Plotting code records
%%

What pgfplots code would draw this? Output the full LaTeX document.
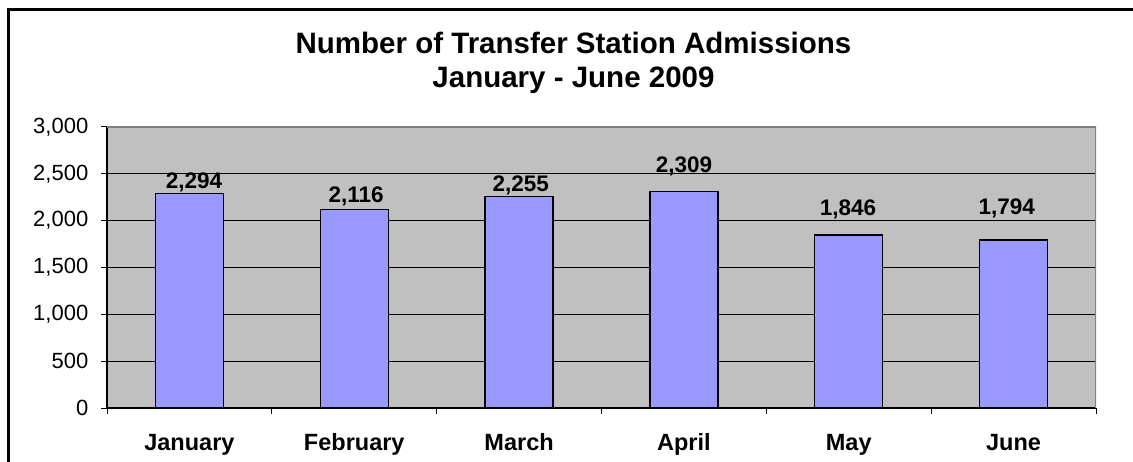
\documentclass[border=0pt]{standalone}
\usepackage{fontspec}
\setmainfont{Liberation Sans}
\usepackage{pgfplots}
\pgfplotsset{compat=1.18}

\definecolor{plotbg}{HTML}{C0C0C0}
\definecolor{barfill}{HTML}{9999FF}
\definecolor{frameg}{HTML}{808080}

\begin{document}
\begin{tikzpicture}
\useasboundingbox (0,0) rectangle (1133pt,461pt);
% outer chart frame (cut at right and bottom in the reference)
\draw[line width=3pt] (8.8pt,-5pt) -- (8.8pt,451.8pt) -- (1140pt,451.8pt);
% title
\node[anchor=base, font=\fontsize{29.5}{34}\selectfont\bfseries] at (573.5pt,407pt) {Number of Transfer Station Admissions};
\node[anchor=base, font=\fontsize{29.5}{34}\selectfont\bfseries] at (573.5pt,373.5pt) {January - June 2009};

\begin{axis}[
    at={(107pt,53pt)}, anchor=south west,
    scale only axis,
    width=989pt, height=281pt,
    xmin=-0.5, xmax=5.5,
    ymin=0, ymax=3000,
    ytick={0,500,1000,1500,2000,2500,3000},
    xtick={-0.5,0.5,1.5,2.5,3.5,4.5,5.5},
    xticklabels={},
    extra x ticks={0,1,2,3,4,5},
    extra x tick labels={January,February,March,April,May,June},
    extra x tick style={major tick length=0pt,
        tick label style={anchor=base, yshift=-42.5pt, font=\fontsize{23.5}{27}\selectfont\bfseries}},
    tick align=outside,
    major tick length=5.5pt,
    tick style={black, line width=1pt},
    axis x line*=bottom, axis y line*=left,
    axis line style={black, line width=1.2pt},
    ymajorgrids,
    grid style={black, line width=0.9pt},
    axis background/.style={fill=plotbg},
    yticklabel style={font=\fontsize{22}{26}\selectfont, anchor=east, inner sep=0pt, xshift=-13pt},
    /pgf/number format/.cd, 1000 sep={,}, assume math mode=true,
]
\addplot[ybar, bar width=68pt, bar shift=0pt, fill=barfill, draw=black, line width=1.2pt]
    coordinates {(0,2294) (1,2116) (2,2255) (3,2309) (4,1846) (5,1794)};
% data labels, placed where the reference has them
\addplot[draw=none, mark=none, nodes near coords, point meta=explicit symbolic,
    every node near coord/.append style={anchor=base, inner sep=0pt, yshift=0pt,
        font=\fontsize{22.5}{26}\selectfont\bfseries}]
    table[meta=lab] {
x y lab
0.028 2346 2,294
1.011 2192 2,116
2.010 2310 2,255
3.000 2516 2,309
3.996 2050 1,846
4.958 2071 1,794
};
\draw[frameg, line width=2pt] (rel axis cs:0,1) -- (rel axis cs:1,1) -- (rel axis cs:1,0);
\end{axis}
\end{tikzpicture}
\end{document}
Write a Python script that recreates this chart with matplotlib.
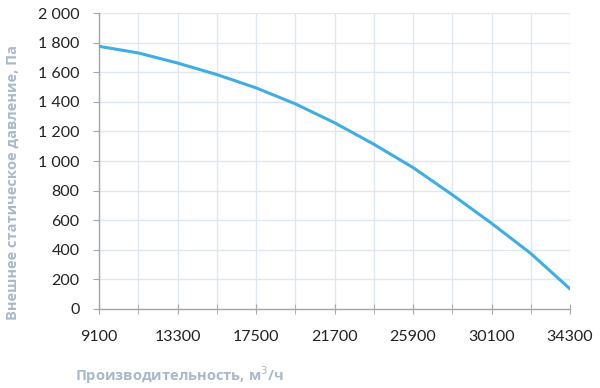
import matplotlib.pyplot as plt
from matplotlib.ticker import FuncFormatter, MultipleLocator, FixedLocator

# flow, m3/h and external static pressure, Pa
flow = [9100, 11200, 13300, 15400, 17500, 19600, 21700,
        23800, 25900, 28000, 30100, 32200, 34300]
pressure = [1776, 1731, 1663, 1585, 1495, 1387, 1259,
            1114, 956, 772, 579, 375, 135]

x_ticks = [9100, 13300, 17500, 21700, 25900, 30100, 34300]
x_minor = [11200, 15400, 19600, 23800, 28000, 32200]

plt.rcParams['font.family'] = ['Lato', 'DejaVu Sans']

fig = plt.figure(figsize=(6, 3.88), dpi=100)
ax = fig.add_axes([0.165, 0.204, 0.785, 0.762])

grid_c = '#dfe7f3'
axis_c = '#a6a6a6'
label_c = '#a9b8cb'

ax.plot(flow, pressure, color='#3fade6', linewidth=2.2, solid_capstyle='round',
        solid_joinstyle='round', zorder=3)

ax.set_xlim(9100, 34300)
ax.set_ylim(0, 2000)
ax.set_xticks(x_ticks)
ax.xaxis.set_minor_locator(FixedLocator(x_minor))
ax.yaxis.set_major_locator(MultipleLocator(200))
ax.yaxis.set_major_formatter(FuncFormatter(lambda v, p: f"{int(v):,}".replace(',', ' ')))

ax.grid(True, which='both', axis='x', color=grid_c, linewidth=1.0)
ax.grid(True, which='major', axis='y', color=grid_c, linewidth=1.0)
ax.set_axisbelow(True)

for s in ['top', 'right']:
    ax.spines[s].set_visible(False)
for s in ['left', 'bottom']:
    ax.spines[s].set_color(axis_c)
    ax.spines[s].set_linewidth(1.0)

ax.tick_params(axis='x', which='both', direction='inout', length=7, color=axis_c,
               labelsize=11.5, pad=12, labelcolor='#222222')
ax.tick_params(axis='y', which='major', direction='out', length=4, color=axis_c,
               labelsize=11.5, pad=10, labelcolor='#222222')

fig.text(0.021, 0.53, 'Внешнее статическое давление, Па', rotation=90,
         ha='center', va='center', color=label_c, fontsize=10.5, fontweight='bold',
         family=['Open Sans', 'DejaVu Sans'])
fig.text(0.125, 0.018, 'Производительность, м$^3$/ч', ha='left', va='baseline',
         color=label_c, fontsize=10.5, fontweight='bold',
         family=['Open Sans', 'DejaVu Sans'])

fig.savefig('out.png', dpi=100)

%%

WHAT THIS TASK INVOLVES: Copy the entries above faithfully and omit every image.

IN RESPONSE:
What pgfplots code would draw this? Output the full LaTeX document.
\documentclass[border=0pt]{standalone}
\usepackage{fontspec}
\setmainfont{Liberation Sans}
\usepackage{pgfplots}
\pgfplotsset{compat=1.18}

\definecolor{plotbg}{HTML}{C0C0C0}
\definecolor{barfill}{HTML}{9999FF}
\definecolor{frameg}{HTML}{808080}

\begin{document}
\begin{tikzpicture}
\useasboundingbox (0,0) rectangle (1133pt,461pt);
% outer chart frame (cut at right and bottom in the reference)
\draw[line width=3pt] (8.8pt,-5pt) -- (8.8pt,451.8pt) -- (1140pt,451.8pt);
% title
\node[anchor=base, font=\fontsize{29.5}{34}\selectfont\bfseries] at (573.5pt,407pt) {Number of Transfer Station Admissions};
\node[anchor=base, font=\fontsize{29.5}{34}\selectfont\bfseries] at (573.5pt,373.5pt) {January - June 2009};

\begin{axis}[
    at={(107pt,53pt)}, anchor=south west,
    scale only axis,
    width=989pt, height=281pt,
    xmin=-0.5, xmax=5.5,
    ymin=0, ymax=3000,
    ytick={0,500,1000,1500,2000,2500,3000},
    xtick={-0.5,0.5,1.5,2.5,3.5,4.5,5.5},
    xticklabels={},
    extra x ticks={0,1,2,3,4,5},
    extra x tick labels={January,February,March,April,May,June},
    extra x tick style={major tick length=0pt,
        tick label style={anchor=base, yshift=-42.5pt, font=\fontsize{23.5}{27}\selectfont\bfseries}},
    tick align=outside,
    major tick length=5.5pt,
    tick style={black, line width=1pt},
    axis x line*=bottom, axis y line*=left,
    axis line style={black, line width=1.2pt},
    ymajorgrids,
    grid style={black, line width=0.9pt},
    axis background/.style={fill=plotbg},
    yticklabel style={font=\fontsize{22}{26}\selectfont, anchor=east, inner sep=0pt, xshift=-13pt},
    /pgf/number format/.cd, 1000 sep={,}, assume math mode=true,
]
\addplot[ybar, bar width=68pt, bar shift=0pt, fill=barfill, draw=black, line width=1.2pt]
    coordinates {(0,2294) (1,2116) (2,2255) (3,2309) (4,1846) (5,1794)};
% data labels, placed where the reference has them
\addplot[draw=none, mark=none, nodes near coords, point meta=explicit symbolic,
    every node near coord/.append style={anchor=base, inner sep=0pt, yshift=0pt,
        font=\fontsize{22.5}{26}\selectfont\bfseries}]
    table[meta=lab] {
x y lab
0.028 2346 2,294
1.011 2192 2,116
2.010 2310 2,255
3.000 2516 2,309
3.996 2050 1,846
4.958 2071 1,794
};
\draw[frameg, line width=2pt] (rel axis cs:0,1) -- (rel axis cs:1,1) -- (rel axis cs:1,0);
\end{axis}
\end{tikzpicture}
\end{document}
Write a Python script that recreates this chart with matplotlib.
import matplotlib.pyplot as plt
from matplotlib.ticker import FuncFormatter, MultipleLocator, FixedLocator

# flow, m3/h and external static pressure, Pa
flow = [9100, 11200, 13300, 15400, 17500, 19600, 21700,
        23800, 25900, 28000, 30100, 32200, 34300]
pressure = [1776, 1731, 1663, 1585, 1495, 1387, 1259,
            1114, 956, 772, 579, 375, 135]

x_ticks = [9100, 13300, 17500, 21700, 25900, 30100, 34300]
x_minor = [11200, 15400, 19600, 23800, 28000, 32200]

plt.rcParams['font.family'] = ['Lato', 'DejaVu Sans']

fig = plt.figure(figsize=(6, 3.88), dpi=100)
ax = fig.add_axes([0.165, 0.204, 0.785, 0.762])

grid_c = '#dfe7f3'
axis_c = '#a6a6a6'
label_c = '#a9b8cb'

ax.plot(flow, pressure, color='#3fade6', linewidth=2.2, solid_capstyle='round',
        solid_joinstyle='round', zorder=3)

ax.set_xlim(9100, 34300)
ax.set_ylim(0, 2000)
ax.set_xticks(x_ticks)
ax.xaxis.set_minor_locator(FixedLocator(x_minor))
ax.yaxis.set_major_locator(MultipleLocator(200))
ax.yaxis.set_major_formatter(FuncFormatter(lambda v, p: f"{int(v):,}".replace(',', ' ')))

ax.grid(True, which='both', axis='x', color=grid_c, linewidth=1.0)
ax.grid(True, which='major', axis='y', color=grid_c, linewidth=1.0)
ax.set_axisbelow(True)

for s in ['top', 'right']:
    ax.spines[s].set_visible(False)
for s in ['left', 'bottom']:
    ax.spines[s].set_color(axis_c)
    ax.spines[s].set_linewidth(1.0)

ax.tick_params(axis='x', which='both', direction='inout', length=7, color=axis_c,
               labelsize=11.5, pad=12, labelcolor='#222222')
ax.tick_params(axis='y', which='major', direction='out', length=4, color=axis_c,
               labelsize=11.5, pad=10, labelcolor='#222222')

fig.text(0.021, 0.53, 'Внешнее статическое давление, Па', rotation=90,
         ha='center', va='center', color=label_c, fontsize=10.5, fontweight='bold',
         family=['Open Sans', 'DejaVu Sans'])
fig.text(0.125, 0.018, 'Производительность, м$^3$/ч', ha='left', va='baseline',
         color=label_c, fontsize=10.5, fontweight='bold',
         family=['Open Sans', 'DejaVu Sans'])

fig.savefig('out.png', dpi=100)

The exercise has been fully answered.